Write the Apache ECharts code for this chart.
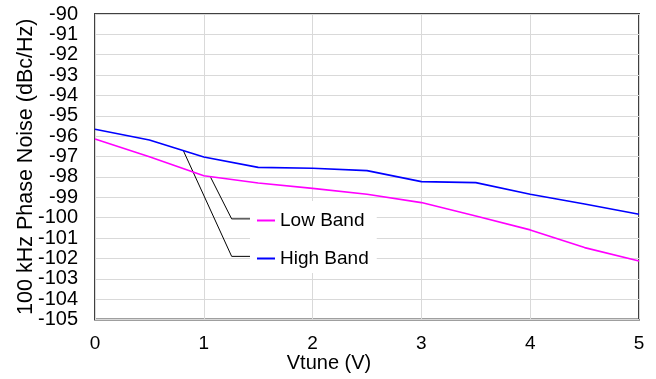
<!DOCTYPE html>
<html>
<head>
    <meta charset="UTF-8">
    <title>Phase Noise vs Vtune</title>
    <style>
        html, body { margin: 0; padding: 0; background: #fff; }
        #chart { width: 656px; height: 379px; }
    </style>
</head>
<body>
    <div id="chart"></div>
    <script src="https://cdn.jsdelivr.net/npm/echarts@6/dist/echarts.min.js"></script>
    <script>
    // data
    var vtune    = [0, 0.5, 1, 1.5, 2, 2.5, 3, 3.5, 4, 4.5, 5];
    var lowBand  = [-96.14, -97.01, -97.94, -98.30, -98.56, -98.85, -99.26, -99.92, -100.60, -101.47, -102.13];
    var highBand = [-95.66, -96.19, -97.02, -97.53, -97.57, -97.69, -98.23, -98.28, -98.85, -99.33, -99.83];
    // leader lines from curves to the labels (in data units)
    var lowLeader  = [[1.063, -98.02], [1.256, -100.06], [1.449, -100.06]];
    var highLeader = [[0.812, -96.71], [1.256, -101.9], [1.449, -101.9]];

    function pairs(xs, ys) {
        var out = [];
        for (var i = 0; i < xs.length; i++) out.push([xs[i], ys[i]]);
        return out;
    }

    var font = 'Liberation Sans, Arial, sans-serif';
    var chart = echarts.init(document.getElementById('chart'));
    var option = {
        animation: false,
        textStyle: { fontFamily: font, color: '#000' },
        grid: {
            left: 95, right: 17, top: 14, bottom: 59.5,
            containLabel: false,
            outerBoundsMode: 'none',
            show: true, borderColor: '#404040', borderWidth: 2,
            backgroundColor: 'transparent'
        },
        legend: {
            data: ['Low Band', 'High Band'],
            orient: 'vertical',
            left: 250, top: 201,
            padding: [10, 8, 5, 7],
            itemGap: 19,
            itemWidth: 18,
            itemHeight: 2,
            icon: 'rect',
            backgroundColor: '#fff',
            textStyle: { fontFamily: font, fontSize: 19, color: '#000' },
            selectedMode: false
        },
        xAxis: {
            type: 'value', min: 0, max: 5, interval: 1,
            name: 'Vtune (V)', nameLocation: 'middle', nameGap: 34,
            nameMoveOverlap: false,
            nameTextStyle: { fontFamily: font, fontSize: 20, color: '#000', padding: [0, 76, 0, 0] },
            axisLine: { show: false },
            axisTick: { show: false },
            axisLabel: { fontFamily: font, fontSize: 19, color: '#000', margin: 15 },
            splitLine: { lineStyle: { color: '#d9d9d9', width: 1 } }
        },
        yAxis: {
            type: 'value', min: -105, max: -90, interval: 1,
            name: '100 kHz Phase Noise (dBc/Hz)', nameLocation: 'middle', nameGap: 58,
            nameMoveOverlap: false,
            nameTextStyle: { fontFamily: font, fontSize: 21.5, color: '#000' },
            axisLine: { show: false },
            axisTick: { show: false },
            axisLabel: { fontFamily: font, fontSize: 20, color: '#000', margin: 17 },
            splitLine: { lineStyle: { color: '#d9d9d9', width: 1 } }
        },
        series: [
            {
                name: 'Low Band', type: 'line', symbol: 'none',
                data: pairs(vtune, lowBand),
                lineStyle: { color: '#ff00ff', width: 1.6 },
                itemStyle: { color: '#ff00ff' },
                z: 3
            },
            {
                name: 'High Band', type: 'line', symbol: 'none',
                data: pairs(vtune, highBand),
                lineStyle: { color: '#0000ff', width: 1.6 },
                itemStyle: { color: '#0000ff' },
                z: 3
            },
            {
                name: 'lowLeader', type: 'line', symbol: 'none', silent: true,
                data: lowLeader,
                lineStyle: { color: '#000', width: 1 },
                z: 2
            },
            {
                name: 'highLeader', type: 'line', symbol: 'none', silent: true,
                data: highLeader,
                lineStyle: { color: '#000', width: 1 },
                z: 2
            }
        ]
    };
    chart.setOption(option);
    </script>
</body>
</html>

* * *

**Task description**
Ignore the images and quote every line of the listing exactly.

**Task result**
Write the Apache ECharts code for this chart.
<!DOCTYPE html>
<html>
<head>
    <meta charset="UTF-8">
    <title>Phase Noise vs Vtune</title>
    <style>
        html, body { margin: 0; padding: 0; background: #fff; }
        #chart { width: 656px; height: 379px; }
    </style>
</head>
<body>
    <div id="chart"></div>
    <script src="https://cdn.jsdelivr.net/npm/echarts@6/dist/echarts.min.js"></script>
    <script>
    // data
    var vtune    = [0, 0.5, 1, 1.5, 2, 2.5, 3, 3.5, 4, 4.5, 5];
    var lowBand  = [-96.14, -97.01, -97.94, -98.30, -98.56, -98.85, -99.26, -99.92, -100.60, -101.47, -102.13];
    var highBand = [-95.66, -96.19, -97.02, -97.53, -97.57, -97.69, -98.23, -98.28, -98.85, -99.33, -99.83];
    // leader lines from curves to the labels (in data units)
    var lowLeader  = [[1.063, -98.02], [1.256, -100.06], [1.449, -100.06]];
    var highLeader = [[0.812, -96.71], [1.256, -101.9], [1.449, -101.9]];

    function pairs(xs, ys) {
        var out = [];
        for (var i = 0; i < xs.length; i++) out.push([xs[i], ys[i]]);
        return out;
    }

    var font = 'Liberation Sans, Arial, sans-serif';
    var chart = echarts.init(document.getElementById('chart'));
    var option = {
        animation: false,
        textStyle: { fontFamily: font, color: '#000' },
        grid: {
            left: 95, right: 17, top: 14, bottom: 59.5,
            containLabel: false,
            outerBoundsMode: 'none',
            show: true, borderColor: '#404040', borderWidth: 2,
            backgroundColor: 'transparent'
        },
        legend: {
            data: ['Low Band', 'High Band'],
            orient: 'vertical',
            left: 250, top: 201,
            padding: [10, 8, 5, 7],
            itemGap: 19,
            itemWidth: 18,
            itemHeight: 2,
            icon: 'rect',
            backgroundColor: '#fff',
            textStyle: { fontFamily: font, fontSize: 19, color: '#000' },
            selectedMode: false
        },
        xAxis: {
            type: 'value', min: 0, max: 5, interval: 1,
            name: 'Vtune (V)', nameLocation: 'middle', nameGap: 34,
            nameMoveOverlap: false,
            nameTextStyle: { fontFamily: font, fontSize: 20, color: '#000', padding: [0, 76, 0, 0] },
            axisLine: { show: false },
            axisTick: { show: false },
            axisLabel: { fontFamily: font, fontSize: 19, color: '#000', margin: 15 },
            splitLine: { lineStyle: { color: '#d9d9d9', width: 1 } }
        },
        yAxis: {
            type: 'value', min: -105, max: -90, interval: 1,
            name: '100 kHz Phase Noise (dBc/Hz)', nameLocation: 'middle', nameGap: 58,
            nameMoveOverlap: false,
            nameTextStyle: { fontFamily: font, fontSize: 21.5, color: '#000' },
            axisLine: { show: false },
            axisTick: { show: false },
            axisLabel: { fontFamily: font, fontSize: 20, color: '#000', margin: 17 },
            splitLine: { lineStyle: { color: '#d9d9d9', width: 1 } }
        },
        series: [
            {
                name: 'Low Band', type: 'line', symbol: 'none',
                data: pairs(vtune, lowBand),
                lineStyle: { color: '#ff00ff', width: 1.6 },
                itemStyle: { color: '#ff00ff' },
                z: 3
            },
            {
                name: 'High Band', type: 'line', symbol: 'none',
                data: pairs(vtune, highBand),
                lineStyle: { color: '#0000ff', width: 1.6 },
                itemStyle: { color: '#0000ff' },
                z: 3
            },
            {
                name: 'lowLeader', type: 'line', symbol: 'none', silent: true,
                data: lowLeader,
                lineStyle: { color: '#000', width: 1 },
                z: 2
            },
            {
                name: 'highLeader', type: 'line', symbol: 'none', silent: true,
                data: highLeader,
                lineStyle: { color: '#000', width: 1 },
                z: 2
            }
        ]
    };
    chart.setOption(option);
    </script>
</body>
</html>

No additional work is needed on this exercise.